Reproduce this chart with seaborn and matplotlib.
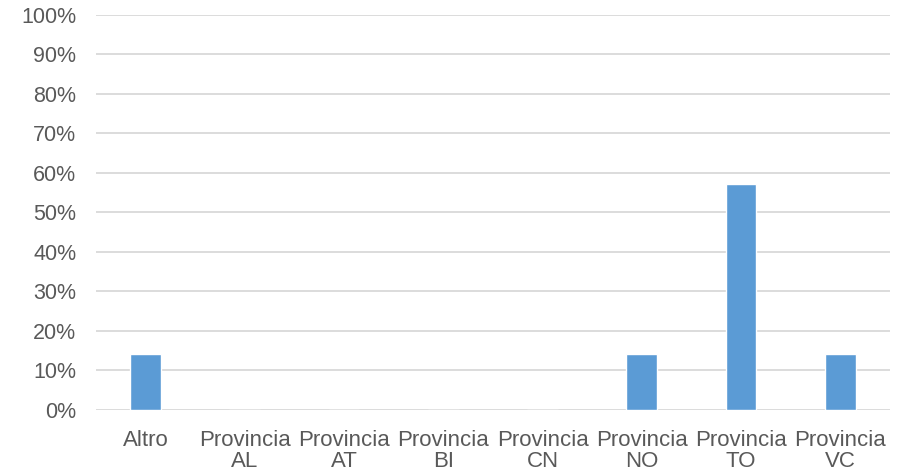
import matplotlib
matplotlib.use("Agg")
import matplotlib.pyplot as plt
import seaborn as sns
import pandas as pd
from matplotlib.ticker import PercentFormatter, MultipleLocator

categories = ["Altro", "Provincia\nAL", "Provincia\nAT", "Provincia\nBI",
              "Provincia\nCN", "Provincia\nNO", "Provincia\nTO", "Provincia\nVC"]
shares = [0.1429, 0.0, 0.0, 0.0, 0.0, 0.1429, 0.5714, 0.1429]

df = pd.DataFrame({"categoria": categories, "quota": shares})

sns.set_style("white")
plt.rcParams["font.family"] = ["Liberation Sans", "DejaVu Sans"]

fig = plt.figure(figsize=(9.04, 4.76), dpi=100)
ax = fig.add_axes([0.106, 0.1387, 0.8785, 0.8298])

sns.barplot(data=df, x="categoria", y="quota", color="#5b9bd5",
            saturation=1, width=0.31, ax=ax, zorder=3)

ax.set_ylim(0, 1.0)
ax.set_xlim(-0.5, len(categories) - 0.5)
ax.yaxis.set_major_locator(MultipleLocator(0.1))
ax.yaxis.set_major_formatter(PercentFormatter(1.0, decimals=0))
ax.grid(axis="y", color="#d9d9d9", linewidth=1.3, zorder=0)
ax.set_axisbelow(True)
for s in ax.spines.values():
    s.set_visible(False)
ax.set_xlabel("")
ax.set_ylabel("")
ax.tick_params(axis="y", length=0, pad=14, labelsize=15.5, labelcolor="#595959")
ax.tick_params(axis="x", length=0, pad=14.5, labelsize=16, labelcolor="#595959")
for lbl in ax.get_xticklabels():
    lbl.set_linespacing(0.97)

fig.savefig("out.png", dpi=100)
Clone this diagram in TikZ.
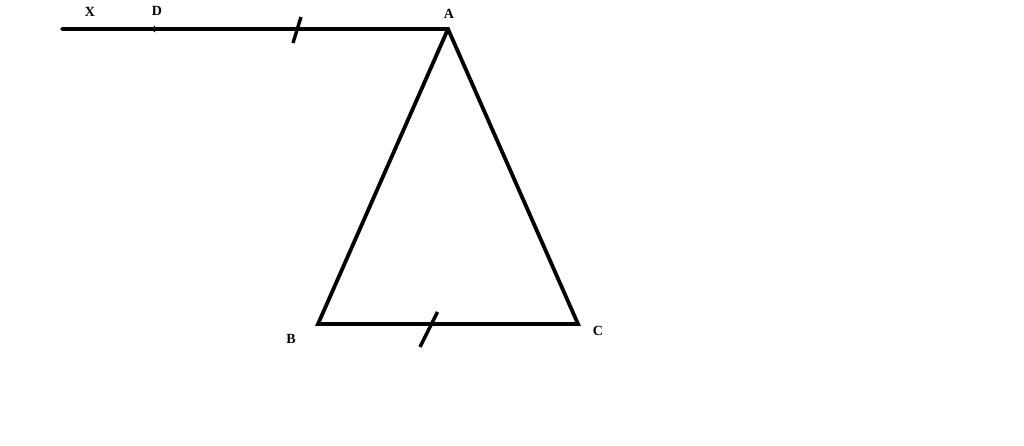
\documentclass[tikz,border=0pt]{standalone}
\usepackage{fontspec}
\setmainfont{Liberation Serif}
\begin{document}
\begin{tikzpicture}[x=1pt,y=-1pt,
  seg/.style={line width=3.8pt,line join=miter,line cap=round},
  tick/.style={line width=3.4pt},
  lbl/.style={font=\fontsize{14}{16}\selectfont\bfseries,inner sep=0pt}]
\useasboundingbox (0,0) rectangle (1024,446);
\coordinate (X) at (62,29);
\coordinate (D) at (154,29);
\coordinate (A) at (448,29);
\coordinate (B) at (318,324);
\coordinate (C) at (578,324);
\coordinate (t1a) at (301,17);
\coordinate (t1b) at (293,43);
\coordinate (t2a) at (437.5,312);
\coordinate (t2b) at (420,347);
\draw[seg] (X) -- (A) -- (C) -- (B) -- (A);
\fill (D) ++(-3,0) -- ++(4,-3.5) -- ++(0,7) -- cycle;
\draw[tick] (t1a) -- (t1b);
\draw[tick] (t2a) -- (t2b);
\node[lbl] (lX) at (90,12) {X};
\node[lbl] (lD) at (157,11) {D};
\node[lbl] (lA) at (449,14) {A};
\node[lbl] (lB) at (291,339) {B};
\node[lbl] (lC) at (598,331) {C};
\end{tikzpicture}
\end{document}
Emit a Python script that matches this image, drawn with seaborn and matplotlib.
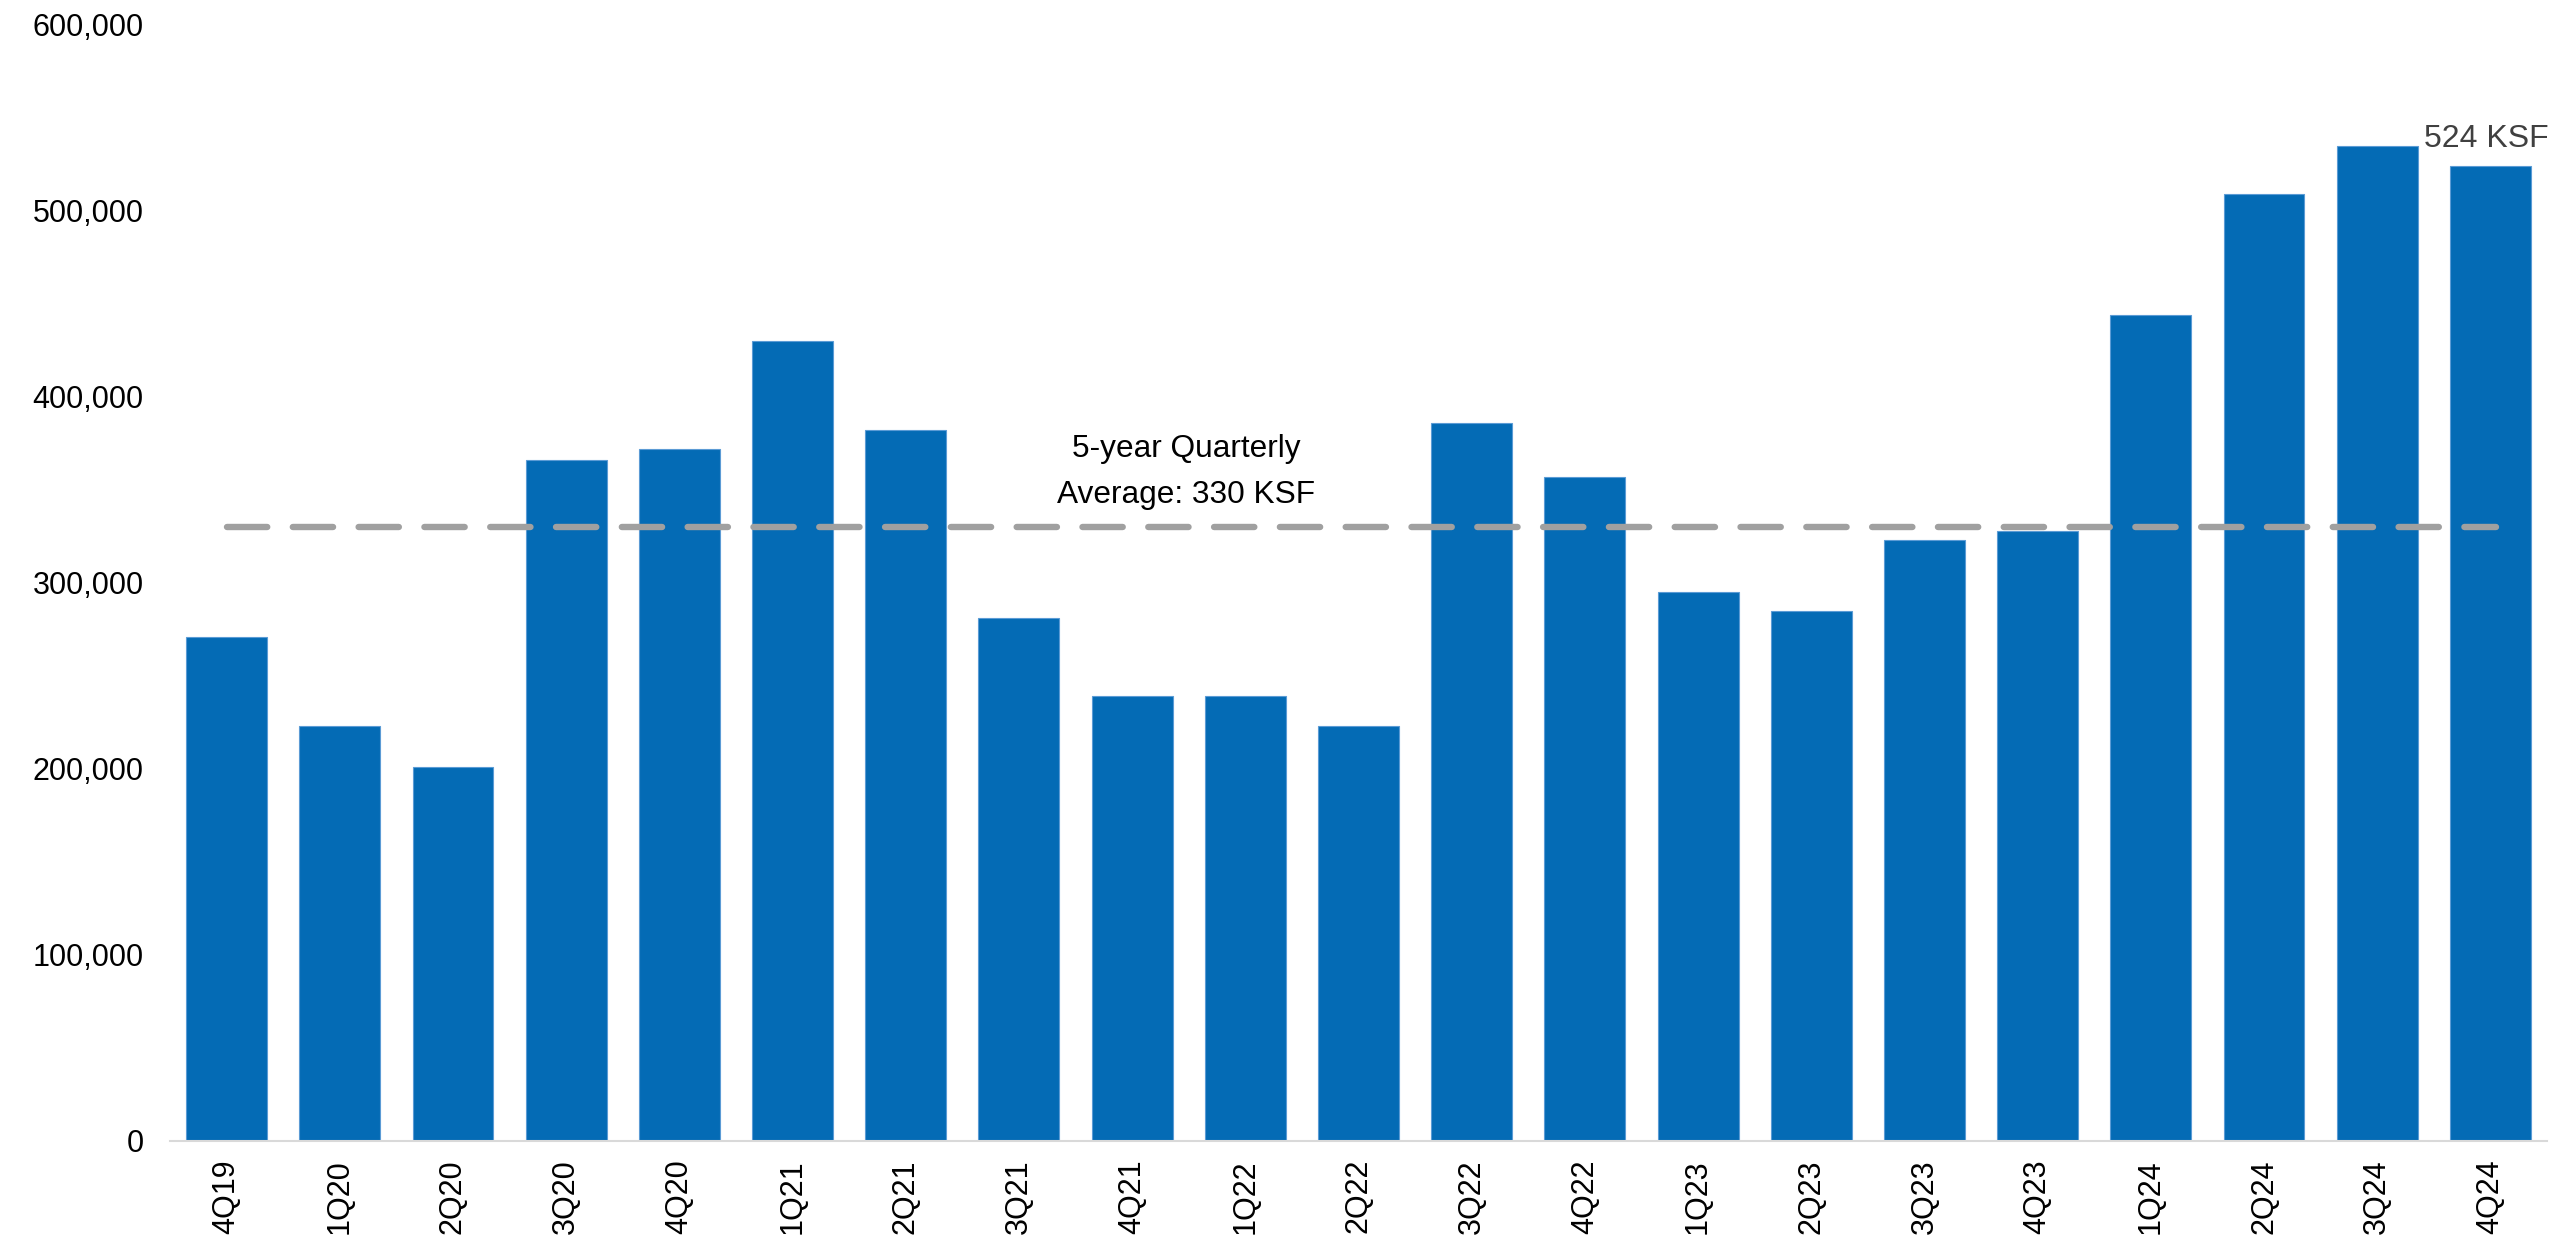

▶ [Task objective]:
Among the lines of the records above, count those holding the string "seaborn", and report only the number.

▶ [Answer to this task]:
3